2020 Season Countdown: #40 Hassan Haskins

2020 Season Countdown: #40 Hassan Haskins


August 6, 2020
Hassan Haskins (image via Freep)

Name: Hassan Haskins
Height: 
6’1″
Weight: 
220 lbs.
High school: 
Eureka (MO) Eureka
Position: 
Running back
Class: 
Redshirt sophomore
Jersey number: 
#25
Last year: 
I ranked Haskins #64 and said he would be a backup running back and special teamer (LINK). He ran 121 times for 622 yards and 4 touchdowns; he caught 6 passes for 40 yards; and he made 3 tackles on special teams.
TTB Rating:
 74

Haskins was one of several breakout offensive players in 2019, along with Jalen Mayfield and Ronnie Bell. As a freshman in 2018, he bounced back and forth between running back and linebacker. Then with some injuries and the suspension of Chris Evans, he was suddenly thrust into the mix at running back once again and performed admirably. He topped the 100-yard mark twice (Illinois, Notre Dame), but he seemed to be pretty unstoppable against the Fighting Irish, a team many thought would be a difficult matchup for the Wolverines. In a rainstorm, he ran the ball 20 times for 149 yards (7.5 yards/carry) and 1 touchdown, also notching a season-high 49-yarder and leapfrogging a Notre Dame safety.
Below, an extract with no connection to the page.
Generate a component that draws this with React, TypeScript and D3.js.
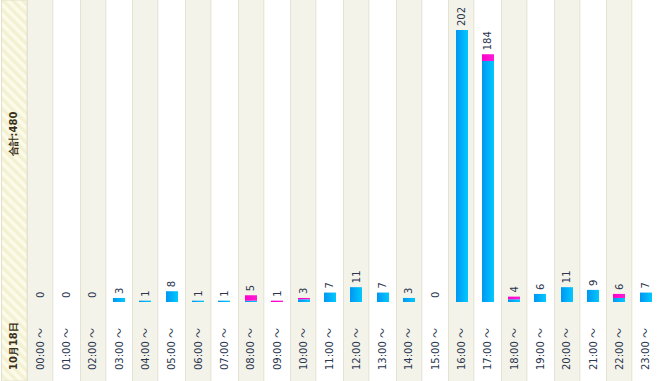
import React from "react";
import * as d3 from "d3";

const hours = ["00:00","01:00","02:00","03:00","04:00","05:00","06:00","07:00","08:00","09:00","10:00","11:00","12:00","13:00","14:00","15:00","16:00","17:00","18:00","19:00","20:00","21:00","22:00","23:00"];
const blueValues = [0,0,0,3,1,8,1,1,1,0,2,7,11,7,3,0,202,179,2,6,11,9,3,7];
const pinkValues = [0,0,0,0,0,0,0,0,4,1,1,0,0,0,0,0,0,5,2,0,0,0,3,0];
const dateLabel = "10月18日";
const totalLabel = "合計:480";

export default function App() {
  const W = 659, H = 381;
  const left = 27, baseY = 302, topY = 30;
  const totals = hours.map((_, i) => blueValues[i] + pinkValues[i]);
  const x = d3.scaleBand<string>().domain(hours).range([left, W]).paddingInner(0).paddingOuter(0);
  const y = d3.scaleLinear().domain([0, d3.max(totals) as number]).range([baseY, topY]);
  const barW = 12;
  const font = "'DejaVu Sans', Verdana, sans-serif";
  return (
    <svg width={W} height={H} style={{ position: "absolute", left: 0, top: 0, background: "#fff" }}>
      <defs>
        <pattern id="hatch" width="7" height="7" patternUnits="userSpaceOnUse" patternTransform="rotate(-45)">
          <rect width="7" height="7" fill="#fcfbea" />
          <rect width="3.5" height="7" fill="#f3f1d2" />
        </pattern>
        <linearGradient id="blueG" x1="0" x2="1" y1="0" y2="0">
          <stop offset="0" stopColor="#0096f2" />
          <stop offset="1" stopColor="#00c9ff" />
        </linearGradient>
        <linearGradient id="pinkG" x1="0" x2="1" y1="0" y2="0">
          <stop offset="0" stopColor="#ff00c8" />
          <stop offset="1" stopColor="#ff1cd4" />
        </linearGradient>
      </defs>
      <rect x={1.5} y={0} width={left - 1.5} height={H} fill="url(#hatch)" stroke="#e2e0cc" strokeWidth={1} />
      {hours.map((h, i) => {
        const x0 = x(h) as number;
        const bw = x.bandwidth();
        return i % 2 === 0 ? (
          <rect key={"c" + h} x={Math.round(x0) + 0.5} y={-1} width={bw - 1} height={H + 2} fill="#f4f3ea" stroke="#e4e2d2" strokeWidth={1} />
        ) : null;
      })}
      {hours.map((h, i) => {
        const cx = (x(h) as number) + x.bandwidth() / 2;
        const bx = Math.round(cx - barW / 2);
        const b = blueValues[i];
        const p = pinkValues[i];
        const yb = y(b);
        const yt = y(b + p);
        return (
          <g key={"b" + h}>
            {b > 0 && <rect x={bx} y={yb} width={barW} height={baseY - yb} fill="url(#blueG)" />}
            {p > 0 && <rect x={bx} y={yt} width={barW} height={yb - yt} fill="url(#pinkG)" />}
            <text transform={`translate(${cx + 3.5},${yt - 4}) rotate(-90)`} fontSize={10} fontFamily={font} fill="#2b3550" textAnchor="start">{totals[i]}</text>
            <text transform={`translate(${cx + 3.5},${370}) rotate(-90)`} fontSize={10} fontFamily={font} fill="#2b3550" textAnchor="start">
              {h + " "}
              <tspan fontFamily="'Noto Sans CJK JP', sans-serif" fontSize={10}>～</tspan>
            </text>
          </g>
        );
      })}
      <text transform={`translate(17,370) rotate(-90)`} fontSize={10} fontWeight="bold" fontFamily={font} fill="#3a3020" textAnchor="start">{dateLabel}</text>
      <text transform={`translate(17,134) rotate(-90)`} fontSize={10} fontWeight="bold" fontFamily={font} fill="#3a3020" textAnchor="middle">{totalLabel}</text>
    </svg>
  );
}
Despite the breakout season, I have Haskins down here at #40 when he was the primary backup last year. Why? Well, the aforementioned Chris Evans returns to the team after a one-year hiatus, and Evans is a little more versatile. Haskins can be slippery and powerful, but his big-play ability is lacking and he doesn’t present a mismatch for linebackers in the passing game since, well, he’s been a part-time linebacker himself.
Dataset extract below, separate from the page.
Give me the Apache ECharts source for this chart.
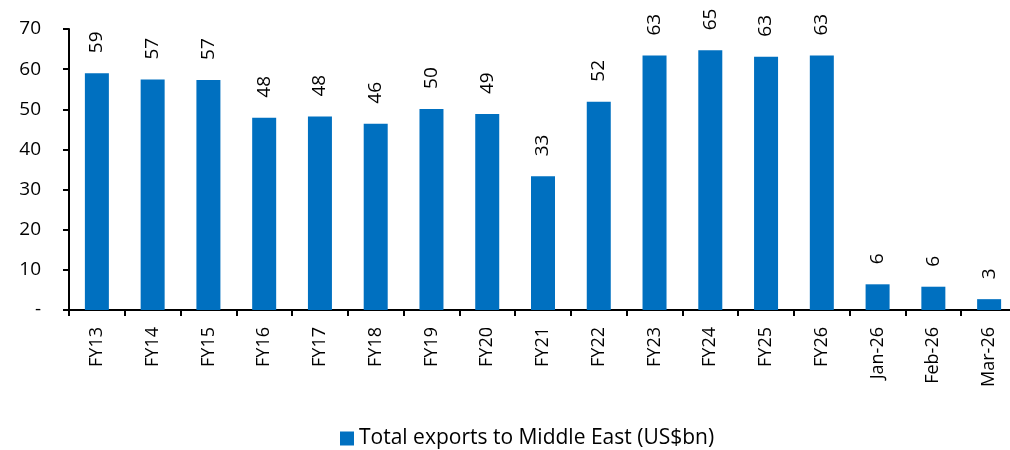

I imagine Haskins will take a step down on the depth chart this year, leaving room for Evans and Zach Charbonnet to take the bulk of the snaps. He will probably be the third running back, but the #3 back in 2019, Tru Wilson, handled the ball fewer times (44) than in any of the five seasons since Jim Harbaugh arrived (previous low: Derrick Green’s 47 in 2015).

Prediction: Backup running back; 35 carries, 175 yards, 1 touchdown

16 comments

  1. Lanknows
    Comments: 6182
    Joined: 8/11/2015
    Lanknows
    Aug 06, 2020 at 7:15 PM

    Insert my annual grumble about the number of easy to replace RBs in the top 40.

    • Thunder
      Comments: 3785
      Joined: 7/13/2015
      Aug 06, 2020 at 7:24 PM

      I’m not sure how well that argument holds up. Wilson looked a step slower last year, though he averaged over 5.0 yards/carry, mostly in garbage time. The next guy, Christian Turner, averaged 3.9 yards/carry, mostly in garbage time.

      At a position that suffers a fair number of injuries and rotates a lot, the guys down the depth chart are more important than most, since #1 through #3 get on the field regularly. (Though, like I said, Gattis’s offense might stick more to a 1-2 punch rather than a 1-2-3 combo like Harbaugh used to use.)

      I could potentially make the argument that cornerbacks aren’t important, either, because every one of Zordich’s corners ends up virtually leading the conference in completion percentage allowed…but 3-4 corners are going to get on the field regularly, so I deem the the #3 and #4 guys to be pretty important.

      • Lanknows
        Comments: 6182
        Joined: 8/11/2015
        Lanknows
        Aug 07, 2020 at 11:24 AM

        Here is my rebuttal. By your own logic it’s about what happens if a guy goes down, not who plays the most snaps.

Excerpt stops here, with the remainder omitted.